— BEGIN Material for this exercise —

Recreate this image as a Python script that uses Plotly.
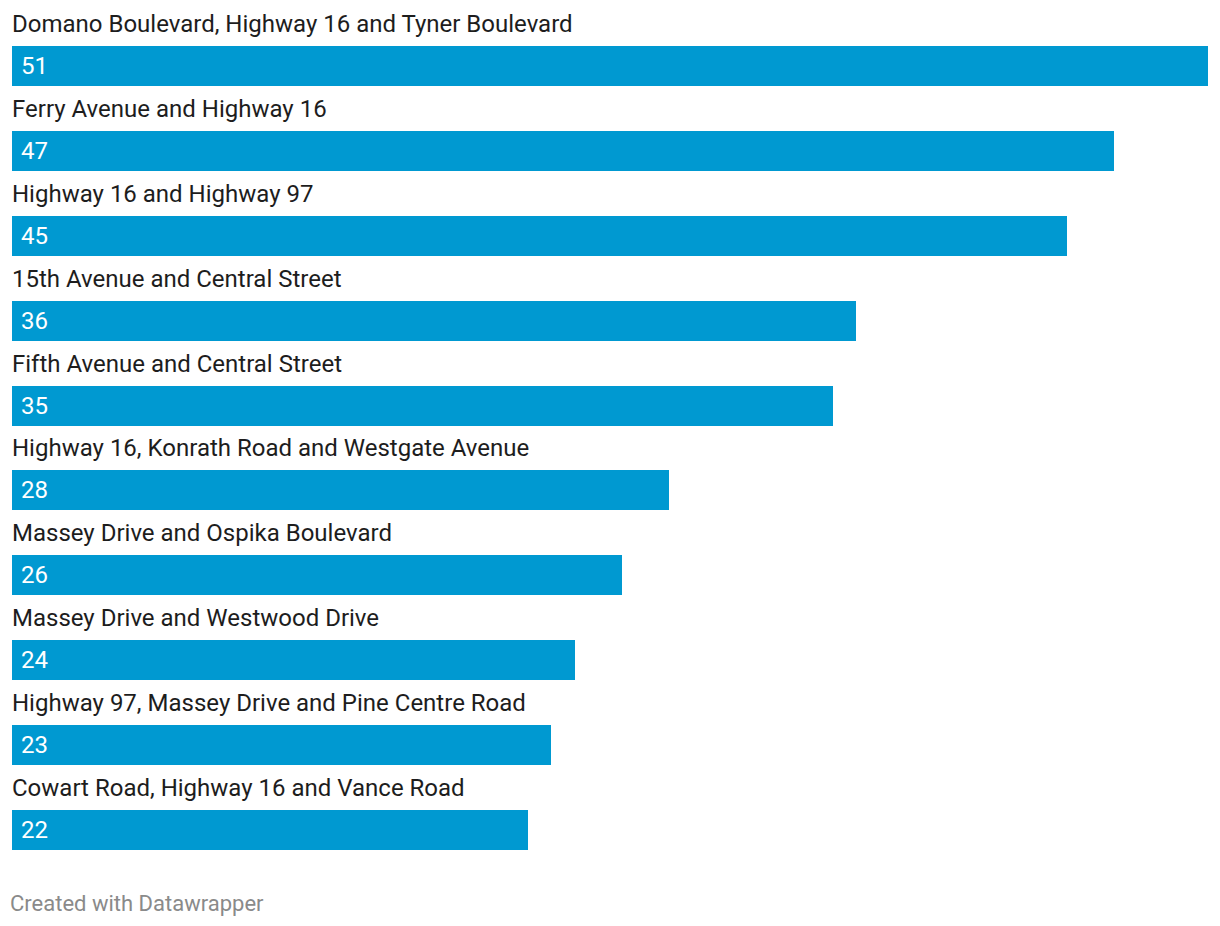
import plotly.graph_objects as go

categories = [
    "Domano Boulevard, Highway 16 and Tyner Boulevard",
    "Ferry Avenue and Highway 16",
    "Highway 16 and Highway 97",
    "15th Avenue and Central Street",
    "Fifth Avenue and Central Street",
    "Highway 16, Konrath Road and Westgate Avenue",
    "Massey Drive and Ospika Boulevard",
    "Massey Drive and Westwood Drive",
    "Highway 97, Massey Drive and Pine Centre Road",
    "Cowart Road, Highway 16 and Vance Road",
]
values = [51, 47, 45, 36, 35, 28, 26, 24, 23, 22]

BAR_COLOR = "#0099d1"
FONT = "Roboto"

fig = go.Figure()
fig.add_trace(go.Bar(
    x=values,
    y=categories,
    orientation="h",
    marker=dict(color=BAR_COLOR, line=dict(width=0)),
    width=0.472,
    hoverinfo="skip",
))

annotations = []
for cat, val in zip(categories, values):
    annotations.append(dict(
        x=0, y=cat, xref="x", yref="y",
        text=cat, showarrow=False,
        xanchor="left", yanchor="middle",
        yshift=42, xshift=-2,
        font=dict(family=FONT, size=24, color="#1d1d1d"),
    ))
    annotations.append(dict(
        x=0, y=cat, xref="x", yref="y",
        text=str(val), showarrow=False,
        xanchor="left", yanchor="middle",
        xshift=7, yshift=0,
        font=dict(family=FONT, size=24, color="#ffffff"),
    ))

annotations.append(dict(
    x=0, y=0, xref="paper", yref="paper",
    text="Created with Datawrapper", showarrow=False,
    xanchor="left", yanchor="middle",
    xshift=-4, yshift=-31,
    font=dict(family=FONT, size=22, color="#8a8a8a"),
))

fig.update_layout(
    width=1212, height=910,
    margin=dict(l=4, r=12, t=16, b=46),
    paper_bgcolor="white", plot_bgcolor="white",
    showlegend=False,
    annotations=annotations,
    xaxis=dict(range=[0, max(values)], visible=False, fixedrange=True),
    yaxis=dict(categoryorder="array", categoryarray=categories,
               range=[len(categories) - 0.5, -0.5], visible=False, fixedrange=True),
    bargap=0,
)

fig.write_html("out.html", config={"displayModeBar": False})
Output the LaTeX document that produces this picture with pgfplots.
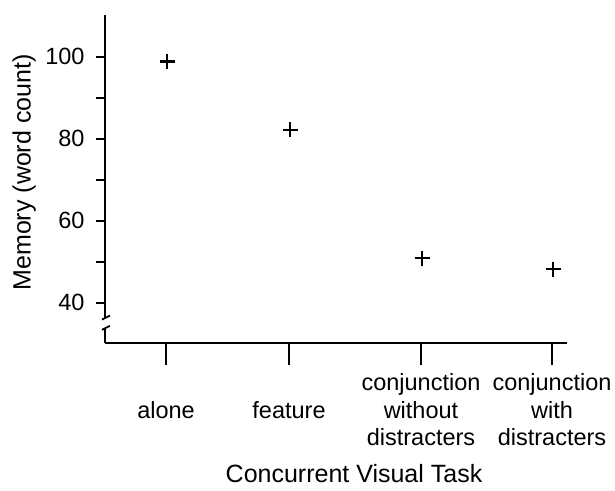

— END Material for this exercise —

### Task
Pull out each line holding the string "with".

### Expected output
    text="Created with Datawrapper", showarrow=False,
Output the LaTeX document that produces this picture with pgfplots.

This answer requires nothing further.